(Records with drawing code)
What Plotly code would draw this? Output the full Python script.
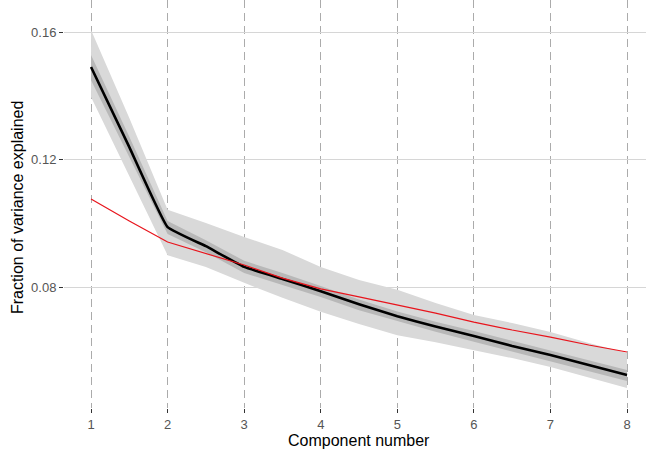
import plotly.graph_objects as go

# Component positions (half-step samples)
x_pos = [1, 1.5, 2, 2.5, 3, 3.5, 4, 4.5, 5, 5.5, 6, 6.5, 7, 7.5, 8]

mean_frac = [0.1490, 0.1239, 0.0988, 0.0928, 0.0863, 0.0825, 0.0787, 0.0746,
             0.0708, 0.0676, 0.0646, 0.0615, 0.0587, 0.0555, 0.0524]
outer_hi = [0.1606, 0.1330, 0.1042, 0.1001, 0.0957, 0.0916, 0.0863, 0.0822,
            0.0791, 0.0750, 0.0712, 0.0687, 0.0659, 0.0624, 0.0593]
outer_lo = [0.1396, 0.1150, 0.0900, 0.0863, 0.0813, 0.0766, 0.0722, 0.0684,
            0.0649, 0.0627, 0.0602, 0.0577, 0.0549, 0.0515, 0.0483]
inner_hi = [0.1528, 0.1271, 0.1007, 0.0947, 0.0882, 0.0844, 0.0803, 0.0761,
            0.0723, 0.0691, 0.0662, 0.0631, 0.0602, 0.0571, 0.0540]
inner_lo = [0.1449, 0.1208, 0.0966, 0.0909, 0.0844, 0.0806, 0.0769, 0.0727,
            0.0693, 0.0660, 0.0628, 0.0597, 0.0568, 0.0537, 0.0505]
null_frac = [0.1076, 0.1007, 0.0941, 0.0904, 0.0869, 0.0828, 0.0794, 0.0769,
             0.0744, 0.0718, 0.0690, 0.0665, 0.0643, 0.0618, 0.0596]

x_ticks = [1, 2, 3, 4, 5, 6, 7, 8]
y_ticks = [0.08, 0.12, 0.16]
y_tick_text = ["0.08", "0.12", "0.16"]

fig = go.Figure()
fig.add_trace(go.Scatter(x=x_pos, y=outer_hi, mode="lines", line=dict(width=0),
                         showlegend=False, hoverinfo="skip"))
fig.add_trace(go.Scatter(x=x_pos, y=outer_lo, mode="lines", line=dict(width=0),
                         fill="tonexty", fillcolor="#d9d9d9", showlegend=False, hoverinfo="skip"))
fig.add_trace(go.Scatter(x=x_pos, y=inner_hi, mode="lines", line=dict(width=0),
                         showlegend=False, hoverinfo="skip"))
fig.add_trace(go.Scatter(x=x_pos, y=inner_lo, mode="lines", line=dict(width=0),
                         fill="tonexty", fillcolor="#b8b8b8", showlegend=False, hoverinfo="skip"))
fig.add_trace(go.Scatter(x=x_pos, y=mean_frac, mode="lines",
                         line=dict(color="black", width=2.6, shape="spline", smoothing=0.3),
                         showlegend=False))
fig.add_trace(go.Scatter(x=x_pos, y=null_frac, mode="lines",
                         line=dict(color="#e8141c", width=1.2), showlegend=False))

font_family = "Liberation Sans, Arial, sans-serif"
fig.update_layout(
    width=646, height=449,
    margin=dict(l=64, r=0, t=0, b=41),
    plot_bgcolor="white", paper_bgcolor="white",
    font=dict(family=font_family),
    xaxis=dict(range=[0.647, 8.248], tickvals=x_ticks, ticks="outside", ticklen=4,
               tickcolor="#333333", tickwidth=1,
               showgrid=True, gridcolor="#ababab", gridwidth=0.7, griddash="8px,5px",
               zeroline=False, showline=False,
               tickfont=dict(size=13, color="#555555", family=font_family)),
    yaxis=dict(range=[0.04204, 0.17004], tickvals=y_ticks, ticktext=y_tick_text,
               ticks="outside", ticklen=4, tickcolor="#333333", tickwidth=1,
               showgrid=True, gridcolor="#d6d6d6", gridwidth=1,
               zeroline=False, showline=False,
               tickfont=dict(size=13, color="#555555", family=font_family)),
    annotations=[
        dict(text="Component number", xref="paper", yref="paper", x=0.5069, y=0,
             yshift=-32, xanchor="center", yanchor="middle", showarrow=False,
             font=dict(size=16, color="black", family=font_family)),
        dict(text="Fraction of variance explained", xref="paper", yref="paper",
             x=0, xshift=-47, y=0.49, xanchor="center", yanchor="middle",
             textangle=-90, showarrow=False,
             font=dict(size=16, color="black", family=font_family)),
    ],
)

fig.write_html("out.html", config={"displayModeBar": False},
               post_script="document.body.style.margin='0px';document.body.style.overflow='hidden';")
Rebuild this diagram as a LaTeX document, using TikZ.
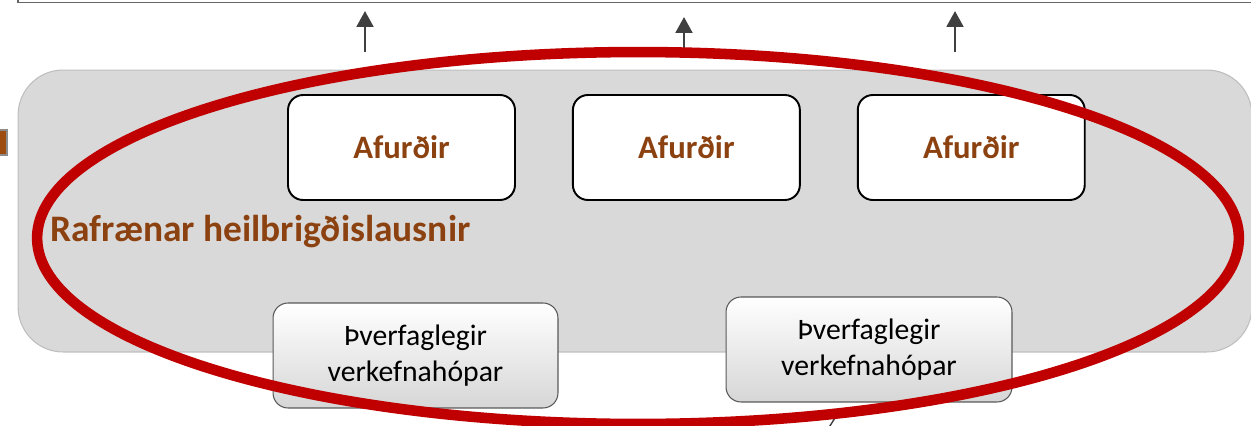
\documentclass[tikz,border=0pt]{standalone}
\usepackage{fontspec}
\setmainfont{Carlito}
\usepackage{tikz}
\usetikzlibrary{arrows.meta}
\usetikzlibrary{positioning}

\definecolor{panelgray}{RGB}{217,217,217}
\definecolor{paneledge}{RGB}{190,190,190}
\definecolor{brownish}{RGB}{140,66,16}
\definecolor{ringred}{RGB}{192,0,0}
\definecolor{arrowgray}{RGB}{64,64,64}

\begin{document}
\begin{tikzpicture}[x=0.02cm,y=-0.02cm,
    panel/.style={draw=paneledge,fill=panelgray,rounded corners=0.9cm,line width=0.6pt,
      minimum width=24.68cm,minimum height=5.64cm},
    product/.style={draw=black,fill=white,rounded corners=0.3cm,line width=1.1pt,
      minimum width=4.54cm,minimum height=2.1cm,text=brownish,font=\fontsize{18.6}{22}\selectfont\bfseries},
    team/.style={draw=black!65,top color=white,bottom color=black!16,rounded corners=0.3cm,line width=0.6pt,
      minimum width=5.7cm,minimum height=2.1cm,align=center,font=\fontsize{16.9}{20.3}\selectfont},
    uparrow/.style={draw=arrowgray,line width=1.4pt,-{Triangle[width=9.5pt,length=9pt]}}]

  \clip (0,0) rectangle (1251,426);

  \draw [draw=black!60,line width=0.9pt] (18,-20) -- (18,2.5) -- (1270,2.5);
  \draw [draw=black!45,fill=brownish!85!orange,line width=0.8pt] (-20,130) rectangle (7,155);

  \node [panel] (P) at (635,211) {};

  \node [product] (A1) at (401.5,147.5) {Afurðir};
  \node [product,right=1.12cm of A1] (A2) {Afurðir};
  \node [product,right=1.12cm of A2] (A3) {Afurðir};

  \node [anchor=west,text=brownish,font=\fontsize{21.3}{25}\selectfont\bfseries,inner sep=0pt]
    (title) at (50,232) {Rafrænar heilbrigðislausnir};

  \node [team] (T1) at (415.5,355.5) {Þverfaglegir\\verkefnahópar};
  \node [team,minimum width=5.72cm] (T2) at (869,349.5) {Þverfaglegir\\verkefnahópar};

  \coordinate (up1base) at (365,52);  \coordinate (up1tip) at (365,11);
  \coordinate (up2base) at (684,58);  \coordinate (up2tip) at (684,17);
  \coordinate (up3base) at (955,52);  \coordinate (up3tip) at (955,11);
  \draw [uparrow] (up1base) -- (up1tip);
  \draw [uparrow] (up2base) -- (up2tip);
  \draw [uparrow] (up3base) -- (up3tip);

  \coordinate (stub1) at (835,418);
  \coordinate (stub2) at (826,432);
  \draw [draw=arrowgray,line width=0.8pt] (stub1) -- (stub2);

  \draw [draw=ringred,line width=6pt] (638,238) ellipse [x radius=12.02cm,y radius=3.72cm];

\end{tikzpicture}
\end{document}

# [To do]
Every line is to be duplicated exactly, though pictures stay out.

# [Problem solution]
What Plotly code would draw this? Output the full Python script.
import plotly.graph_objects as go

# Component positions (half-step samples)
x_pos = [1, 1.5, 2, 2.5, 3, 3.5, 4, 4.5, 5, 5.5, 6, 6.5, 7, 7.5, 8]

mean_frac = [0.1490, 0.1239, 0.0988, 0.0928, 0.0863, 0.0825, 0.0787, 0.0746,
             0.0708, 0.0676, 0.0646, 0.0615, 0.0587, 0.0555, 0.0524]
outer_hi = [0.1606, 0.1330, 0.1042, 0.1001, 0.0957, 0.0916, 0.0863, 0.0822,
            0.0791, 0.0750, 0.0712, 0.0687, 0.0659, 0.0624, 0.0593]
outer_lo = [0.1396, 0.1150, 0.0900, 0.0863, 0.0813, 0.0766, 0.0722, 0.0684,
            0.0649, 0.0627, 0.0602, 0.0577, 0.0549, 0.0515, 0.0483]
inner_hi = [0.1528, 0.1271, 0.1007, 0.0947, 0.0882, 0.0844, 0.0803, 0.0761,
            0.0723, 0.0691, 0.0662, 0.0631, 0.0602, 0.0571, 0.0540]
inner_lo = [0.1449, 0.1208, 0.0966, 0.0909, 0.0844, 0.0806, 0.0769, 0.0727,
            0.0693, 0.0660, 0.0628, 0.0597, 0.0568, 0.0537, 0.0505]
null_frac = [0.1076, 0.1007, 0.0941, 0.0904, 0.0869, 0.0828, 0.0794, 0.0769,
             0.0744, 0.0718, 0.0690, 0.0665, 0.0643, 0.0618, 0.0596]

x_ticks = [1, 2, 3, 4, 5, 6, 7, 8]
y_ticks = [0.08, 0.12, 0.16]
y_tick_text = ["0.08", "0.12", "0.16"]

fig = go.Figure()
fig.add_trace(go.Scatter(x=x_pos, y=outer_hi, mode="lines", line=dict(width=0),
                         showlegend=False, hoverinfo="skip"))
fig.add_trace(go.Scatter(x=x_pos, y=outer_lo, mode="lines", line=dict(width=0),
                         fill="tonexty", fillcolor="#d9d9d9", showlegend=False, hoverinfo="skip"))
fig.add_trace(go.Scatter(x=x_pos, y=inner_hi, mode="lines", line=dict(width=0),
                         showlegend=False, hoverinfo="skip"))
fig.add_trace(go.Scatter(x=x_pos, y=inner_lo, mode="lines", line=dict(width=0),
                         fill="tonexty", fillcolor="#b8b8b8", showlegend=False, hoverinfo="skip"))
fig.add_trace(go.Scatter(x=x_pos, y=mean_frac, mode="lines",
                         line=dict(color="black", width=2.6, shape="spline", smoothing=0.3),
                         showlegend=False))
fig.add_trace(go.Scatter(x=x_pos, y=null_frac, mode="lines",
                         line=dict(color="#e8141c", width=1.2), showlegend=False))

font_family = "Liberation Sans, Arial, sans-serif"
fig.update_layout(
    width=646, height=449,
    margin=dict(l=64, r=0, t=0, b=41),
    plot_bgcolor="white", paper_bgcolor="white",
    font=dict(family=font_family),
    xaxis=dict(range=[0.647, 8.248], tickvals=x_ticks, ticks="outside", ticklen=4,
               tickcolor="#333333", tickwidth=1,
               showgrid=True, gridcolor="#ababab", gridwidth=0.7, griddash="8px,5px",
               zeroline=False, showline=False,
               tickfont=dict(size=13, color="#555555", family=font_family)),
    yaxis=dict(range=[0.04204, 0.17004], tickvals=y_ticks, ticktext=y_tick_text,
               ticks="outside", ticklen=4, tickcolor="#333333", tickwidth=1,
               showgrid=True, gridcolor="#d6d6d6", gridwidth=1,
               zeroline=False, showline=False,
               tickfont=dict(size=13, color="#555555", family=font_family)),
    annotations=[
        dict(text="Component number", xref="paper", yref="paper", x=0.5069, y=0,
             yshift=-32, xanchor="center", yanchor="middle", showarrow=False,
             font=dict(size=16, color="black", family=font_family)),
        dict(text="Fraction of variance explained", xref="paper", yref="paper",
             x=0, xshift=-47, y=0.49, xanchor="center", yanchor="middle",
             textangle=-90, showarrow=False,
             font=dict(size=16, color="black", family=font_family)),
    ],
)

fig.write_html("out.html", config={"displayModeBar": False},
               post_script="document.body.style.margin='0px';document.body.style.overflow='hidden';")
Rebuild this diagram as a LaTeX document, using TikZ.
\documentclass[tikz,border=0pt]{standalone}
\usepackage{fontspec}
\setmainfont{Carlito}
\usepackage{tikz}
\usetikzlibrary{arrows.meta}
\usetikzlibrary{positioning}

\definecolor{panelgray}{RGB}{217,217,217}
\definecolor{paneledge}{RGB}{190,190,190}
\definecolor{brownish}{RGB}{140,66,16}
\definecolor{ringred}{RGB}{192,0,0}
\definecolor{arrowgray}{RGB}{64,64,64}

\begin{document}
\begin{tikzpicture}[x=0.02cm,y=-0.02cm,
    panel/.style={draw=paneledge,fill=panelgray,rounded corners=0.9cm,line width=0.6pt,
      minimum width=24.68cm,minimum height=5.64cm},
    product/.style={draw=black,fill=white,rounded corners=0.3cm,line width=1.1pt,
      minimum width=4.54cm,minimum height=2.1cm,text=brownish,font=\fontsize{18.6}{22}\selectfont\bfseries},
    team/.style={draw=black!65,top color=white,bottom color=black!16,rounded corners=0.3cm,line width=0.6pt,
      minimum width=5.7cm,minimum height=2.1cm,align=center,font=\fontsize{16.9}{20.3}\selectfont},
    uparrow/.style={draw=arrowgray,line width=1.4pt,-{Triangle[width=9.5pt,length=9pt]}}]

  \clip (0,0) rectangle (1251,426);

  \draw [draw=black!60,line width=0.9pt] (18,-20) -- (18,2.5) -- (1270,2.5);
  \draw [draw=black!45,fill=brownish!85!orange,line width=0.8pt] (-20,130) rectangle (7,155);

  \node [panel] (P) at (635,211) {};

  \node [product] (A1) at (401.5,147.5) {Afurðir};
  \node [product,right=1.12cm of A1] (A2) {Afurðir};
  \node [product,right=1.12cm of A2] (A3) {Afurðir};

  \node [anchor=west,text=brownish,font=\fontsize{21.3}{25}\selectfont\bfseries,inner sep=0pt]
    (title) at (50,232) {Rafrænar heilbrigðislausnir};

  \node [team] (T1) at (415.5,355.5) {Þverfaglegir\\verkefnahópar};
  \node [team,minimum width=5.72cm] (T2) at (869,349.5) {Þverfaglegir\\verkefnahópar};

  \coordinate (up1base) at (365,52);  \coordinate (up1tip) at (365,11);
  \coordinate (up2base) at (684,58);  \coordinate (up2tip) at (684,17);
  \coordinate (up3base) at (955,52);  \coordinate (up3tip) at (955,11);
  \draw [uparrow] (up1base) -- (up1tip);
  \draw [uparrow] (up2base) -- (up2tip);
  \draw [uparrow] (up3base) -- (up3tip);

  \coordinate (stub1) at (835,418);
  \coordinate (stub2) at (826,432);
  \draw [draw=arrowgray,line width=0.8pt] (stub1) -- (stub2);

  \draw [draw=ringred,line width=6pt] (638,238) ellipse [x radius=12.02cm,y radius=3.72cm];

\end{tikzpicture}
\end{document}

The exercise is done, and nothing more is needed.